What the task requires :: Your task is to repeat the lines from the line with "Output the Python" to the line with "occ_1986 = [-2.00, 1.05, 0.40, -2.00, -0.55, 1.05]", both ends included, and nothing else. Pictures stay out of the copy.

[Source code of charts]
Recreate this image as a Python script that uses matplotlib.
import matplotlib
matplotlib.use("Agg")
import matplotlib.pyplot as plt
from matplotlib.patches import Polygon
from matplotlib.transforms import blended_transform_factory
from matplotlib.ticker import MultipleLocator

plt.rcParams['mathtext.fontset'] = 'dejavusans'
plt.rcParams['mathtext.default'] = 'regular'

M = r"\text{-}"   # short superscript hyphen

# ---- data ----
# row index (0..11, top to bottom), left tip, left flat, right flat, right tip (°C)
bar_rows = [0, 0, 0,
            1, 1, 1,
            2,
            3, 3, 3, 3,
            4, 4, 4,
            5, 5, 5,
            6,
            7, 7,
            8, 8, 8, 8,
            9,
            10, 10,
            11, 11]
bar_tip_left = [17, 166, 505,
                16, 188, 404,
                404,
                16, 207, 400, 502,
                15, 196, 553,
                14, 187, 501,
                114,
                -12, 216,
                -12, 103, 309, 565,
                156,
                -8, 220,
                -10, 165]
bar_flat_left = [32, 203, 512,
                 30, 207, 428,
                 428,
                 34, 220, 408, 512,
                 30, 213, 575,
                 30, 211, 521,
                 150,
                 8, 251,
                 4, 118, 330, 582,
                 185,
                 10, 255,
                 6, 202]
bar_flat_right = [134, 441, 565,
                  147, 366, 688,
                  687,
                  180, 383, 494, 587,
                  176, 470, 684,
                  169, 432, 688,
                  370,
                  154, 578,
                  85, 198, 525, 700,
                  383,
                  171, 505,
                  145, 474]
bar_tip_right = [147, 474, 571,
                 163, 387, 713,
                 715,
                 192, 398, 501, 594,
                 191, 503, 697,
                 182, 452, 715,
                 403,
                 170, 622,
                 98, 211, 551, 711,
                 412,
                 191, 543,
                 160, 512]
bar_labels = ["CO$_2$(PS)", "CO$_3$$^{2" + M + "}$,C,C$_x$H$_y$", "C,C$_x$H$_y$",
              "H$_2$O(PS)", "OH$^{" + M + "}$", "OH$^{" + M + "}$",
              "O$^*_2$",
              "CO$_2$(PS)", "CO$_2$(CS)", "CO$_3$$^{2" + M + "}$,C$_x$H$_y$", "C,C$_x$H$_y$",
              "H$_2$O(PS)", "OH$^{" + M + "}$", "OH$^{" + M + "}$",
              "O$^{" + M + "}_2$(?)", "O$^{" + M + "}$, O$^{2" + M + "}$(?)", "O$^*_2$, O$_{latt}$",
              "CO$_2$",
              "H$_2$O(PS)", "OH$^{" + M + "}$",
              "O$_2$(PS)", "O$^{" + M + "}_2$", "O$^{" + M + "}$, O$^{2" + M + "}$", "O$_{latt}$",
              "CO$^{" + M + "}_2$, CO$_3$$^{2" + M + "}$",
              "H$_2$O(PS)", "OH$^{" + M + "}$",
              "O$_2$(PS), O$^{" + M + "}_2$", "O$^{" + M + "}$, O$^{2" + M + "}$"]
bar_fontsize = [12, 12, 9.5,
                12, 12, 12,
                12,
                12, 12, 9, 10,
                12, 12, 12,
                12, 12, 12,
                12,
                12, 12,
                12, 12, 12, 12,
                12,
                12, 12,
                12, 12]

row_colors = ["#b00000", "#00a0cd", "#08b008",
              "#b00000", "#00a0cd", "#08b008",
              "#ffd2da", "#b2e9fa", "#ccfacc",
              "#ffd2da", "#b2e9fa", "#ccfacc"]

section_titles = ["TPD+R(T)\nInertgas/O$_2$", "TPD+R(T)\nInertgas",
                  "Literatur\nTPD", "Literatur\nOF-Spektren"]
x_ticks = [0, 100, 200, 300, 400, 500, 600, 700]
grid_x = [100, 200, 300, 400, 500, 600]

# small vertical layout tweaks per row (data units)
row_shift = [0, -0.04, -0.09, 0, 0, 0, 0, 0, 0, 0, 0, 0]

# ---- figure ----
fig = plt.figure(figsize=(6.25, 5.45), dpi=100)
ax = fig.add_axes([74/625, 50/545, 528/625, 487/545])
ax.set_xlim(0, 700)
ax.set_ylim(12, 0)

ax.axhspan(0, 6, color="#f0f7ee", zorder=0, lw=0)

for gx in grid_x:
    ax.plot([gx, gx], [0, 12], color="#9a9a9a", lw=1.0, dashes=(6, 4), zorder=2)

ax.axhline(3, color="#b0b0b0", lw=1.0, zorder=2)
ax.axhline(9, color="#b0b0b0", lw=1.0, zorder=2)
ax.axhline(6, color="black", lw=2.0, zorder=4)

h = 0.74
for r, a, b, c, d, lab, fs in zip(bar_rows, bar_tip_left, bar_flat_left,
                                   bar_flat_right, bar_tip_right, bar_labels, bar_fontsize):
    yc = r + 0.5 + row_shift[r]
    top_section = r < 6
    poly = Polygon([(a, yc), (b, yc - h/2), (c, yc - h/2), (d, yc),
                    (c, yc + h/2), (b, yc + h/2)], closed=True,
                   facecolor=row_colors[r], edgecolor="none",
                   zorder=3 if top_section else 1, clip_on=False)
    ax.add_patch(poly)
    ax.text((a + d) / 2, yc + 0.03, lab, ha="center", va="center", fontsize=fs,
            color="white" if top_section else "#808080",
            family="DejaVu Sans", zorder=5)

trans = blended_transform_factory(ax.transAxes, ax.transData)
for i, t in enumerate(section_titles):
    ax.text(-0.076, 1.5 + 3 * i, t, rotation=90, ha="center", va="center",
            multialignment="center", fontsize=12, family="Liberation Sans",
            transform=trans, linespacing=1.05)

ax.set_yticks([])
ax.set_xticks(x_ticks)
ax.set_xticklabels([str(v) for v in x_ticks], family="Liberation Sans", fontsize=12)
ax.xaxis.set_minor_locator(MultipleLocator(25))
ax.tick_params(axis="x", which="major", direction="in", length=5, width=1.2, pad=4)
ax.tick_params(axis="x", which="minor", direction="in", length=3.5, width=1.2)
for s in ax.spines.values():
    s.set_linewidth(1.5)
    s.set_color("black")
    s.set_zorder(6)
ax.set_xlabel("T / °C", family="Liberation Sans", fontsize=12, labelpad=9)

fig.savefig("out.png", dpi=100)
--
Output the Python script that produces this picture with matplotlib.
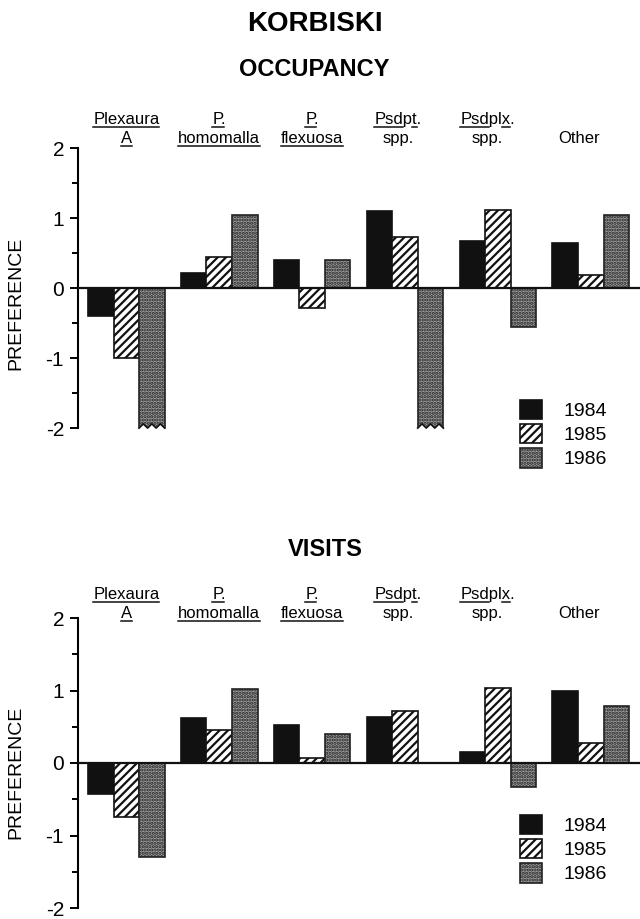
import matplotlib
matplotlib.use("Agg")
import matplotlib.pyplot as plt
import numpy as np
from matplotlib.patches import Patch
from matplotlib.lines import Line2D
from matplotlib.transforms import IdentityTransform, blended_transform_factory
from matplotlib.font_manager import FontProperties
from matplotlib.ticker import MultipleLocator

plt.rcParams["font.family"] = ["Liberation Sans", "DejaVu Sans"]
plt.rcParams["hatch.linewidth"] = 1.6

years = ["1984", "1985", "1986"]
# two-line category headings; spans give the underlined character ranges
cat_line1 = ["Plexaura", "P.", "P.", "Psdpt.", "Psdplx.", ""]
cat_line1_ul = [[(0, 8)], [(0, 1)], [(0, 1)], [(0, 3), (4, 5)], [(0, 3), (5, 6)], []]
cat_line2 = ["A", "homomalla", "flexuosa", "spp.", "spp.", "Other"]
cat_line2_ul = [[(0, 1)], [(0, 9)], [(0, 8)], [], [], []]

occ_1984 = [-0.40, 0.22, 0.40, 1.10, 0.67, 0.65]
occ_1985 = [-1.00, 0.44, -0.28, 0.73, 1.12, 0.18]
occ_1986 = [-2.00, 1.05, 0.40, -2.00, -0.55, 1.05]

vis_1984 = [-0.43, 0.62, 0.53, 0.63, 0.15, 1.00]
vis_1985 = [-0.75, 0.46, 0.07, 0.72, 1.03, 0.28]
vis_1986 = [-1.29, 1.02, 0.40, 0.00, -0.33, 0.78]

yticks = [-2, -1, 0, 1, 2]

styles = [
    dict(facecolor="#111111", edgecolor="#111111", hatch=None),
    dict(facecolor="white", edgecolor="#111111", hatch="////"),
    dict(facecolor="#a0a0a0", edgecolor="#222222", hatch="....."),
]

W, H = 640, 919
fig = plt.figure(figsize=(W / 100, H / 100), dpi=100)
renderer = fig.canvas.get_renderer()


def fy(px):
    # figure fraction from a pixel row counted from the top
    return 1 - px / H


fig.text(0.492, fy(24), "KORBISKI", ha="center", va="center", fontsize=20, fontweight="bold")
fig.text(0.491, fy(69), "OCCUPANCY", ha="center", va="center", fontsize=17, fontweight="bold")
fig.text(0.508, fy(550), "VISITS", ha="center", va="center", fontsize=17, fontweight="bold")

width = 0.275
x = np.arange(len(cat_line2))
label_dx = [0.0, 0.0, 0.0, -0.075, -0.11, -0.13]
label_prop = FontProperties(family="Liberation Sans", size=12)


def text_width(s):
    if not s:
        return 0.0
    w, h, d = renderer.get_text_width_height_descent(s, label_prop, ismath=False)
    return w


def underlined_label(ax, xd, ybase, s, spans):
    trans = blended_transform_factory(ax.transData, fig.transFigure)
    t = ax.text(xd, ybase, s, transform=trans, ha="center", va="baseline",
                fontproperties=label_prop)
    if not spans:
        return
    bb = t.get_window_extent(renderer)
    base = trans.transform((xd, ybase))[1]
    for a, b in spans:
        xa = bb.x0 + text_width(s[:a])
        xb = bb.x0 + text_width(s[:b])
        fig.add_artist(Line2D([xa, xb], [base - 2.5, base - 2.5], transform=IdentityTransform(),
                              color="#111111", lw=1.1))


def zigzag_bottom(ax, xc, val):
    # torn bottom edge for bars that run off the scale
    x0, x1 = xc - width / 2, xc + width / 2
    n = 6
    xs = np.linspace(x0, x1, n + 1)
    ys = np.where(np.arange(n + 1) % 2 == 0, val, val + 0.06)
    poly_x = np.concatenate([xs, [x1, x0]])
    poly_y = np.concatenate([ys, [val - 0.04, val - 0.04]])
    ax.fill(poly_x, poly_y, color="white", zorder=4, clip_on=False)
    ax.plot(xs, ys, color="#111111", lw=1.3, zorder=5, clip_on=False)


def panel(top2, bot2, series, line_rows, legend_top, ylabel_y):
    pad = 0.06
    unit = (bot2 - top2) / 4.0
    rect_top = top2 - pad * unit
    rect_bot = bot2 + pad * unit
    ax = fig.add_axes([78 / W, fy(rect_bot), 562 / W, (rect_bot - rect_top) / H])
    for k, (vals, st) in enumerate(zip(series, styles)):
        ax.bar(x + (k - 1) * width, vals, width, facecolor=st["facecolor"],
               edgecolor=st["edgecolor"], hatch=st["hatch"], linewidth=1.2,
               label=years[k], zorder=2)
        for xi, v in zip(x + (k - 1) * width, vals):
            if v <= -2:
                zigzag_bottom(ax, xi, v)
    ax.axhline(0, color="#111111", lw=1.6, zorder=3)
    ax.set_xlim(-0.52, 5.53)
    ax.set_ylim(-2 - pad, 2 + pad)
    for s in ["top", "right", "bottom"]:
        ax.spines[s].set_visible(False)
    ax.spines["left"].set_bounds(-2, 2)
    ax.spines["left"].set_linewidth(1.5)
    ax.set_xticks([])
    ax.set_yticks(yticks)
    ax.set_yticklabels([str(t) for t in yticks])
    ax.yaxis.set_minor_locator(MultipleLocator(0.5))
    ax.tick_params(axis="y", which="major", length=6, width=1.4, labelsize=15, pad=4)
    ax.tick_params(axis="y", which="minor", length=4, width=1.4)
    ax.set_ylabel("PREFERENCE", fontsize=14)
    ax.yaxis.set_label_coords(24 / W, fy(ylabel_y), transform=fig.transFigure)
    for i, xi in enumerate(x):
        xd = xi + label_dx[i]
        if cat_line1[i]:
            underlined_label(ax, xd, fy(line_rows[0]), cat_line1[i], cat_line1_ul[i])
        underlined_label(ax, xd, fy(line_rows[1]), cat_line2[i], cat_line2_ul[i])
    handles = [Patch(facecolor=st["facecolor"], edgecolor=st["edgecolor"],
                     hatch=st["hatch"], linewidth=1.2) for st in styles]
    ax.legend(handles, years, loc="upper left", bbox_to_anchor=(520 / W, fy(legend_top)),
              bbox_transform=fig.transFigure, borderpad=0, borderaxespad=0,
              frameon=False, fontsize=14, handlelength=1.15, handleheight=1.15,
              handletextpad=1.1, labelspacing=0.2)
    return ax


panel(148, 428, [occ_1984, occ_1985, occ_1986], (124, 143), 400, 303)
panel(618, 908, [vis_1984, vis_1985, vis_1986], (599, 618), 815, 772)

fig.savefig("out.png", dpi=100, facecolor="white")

Exercise response ::
Output the Python script that produces this picture with matplotlib.
import matplotlib
matplotlib.use("Agg")
import matplotlib.pyplot as plt
import numpy as np
from matplotlib.patches import Patch
from matplotlib.lines import Line2D
from matplotlib.transforms import IdentityTransform, blended_transform_factory
from matplotlib.font_manager import FontProperties
from matplotlib.ticker import MultipleLocator

plt.rcParams["font.family"] = ["Liberation Sans", "DejaVu Sans"]
plt.rcParams["hatch.linewidth"] = 1.6

years = ["1984", "1985", "1986"]
# two-line category headings; spans give the underlined character ranges
cat_line1 = ["Plexaura", "P.", "P.", "Psdpt.", "Psdplx.", ""]
cat_line1_ul = [[(0, 8)], [(0, 1)], [(0, 1)], [(0, 3), (4, 5)], [(0, 3), (5, 6)], []]
cat_line2 = ["A", "homomalla", "flexuosa", "spp.", "spp.", "Other"]
cat_line2_ul = [[(0, 1)], [(0, 9)], [(0, 8)], [], [], []]

occ_1984 = [-0.40, 0.22, 0.40, 1.10, 0.67, 0.65]
occ_1985 = [-1.00, 0.44, -0.28, 0.73, 1.12, 0.18]
occ_1986 = [-2.00, 1.05, 0.40, -2.00, -0.55, 1.05]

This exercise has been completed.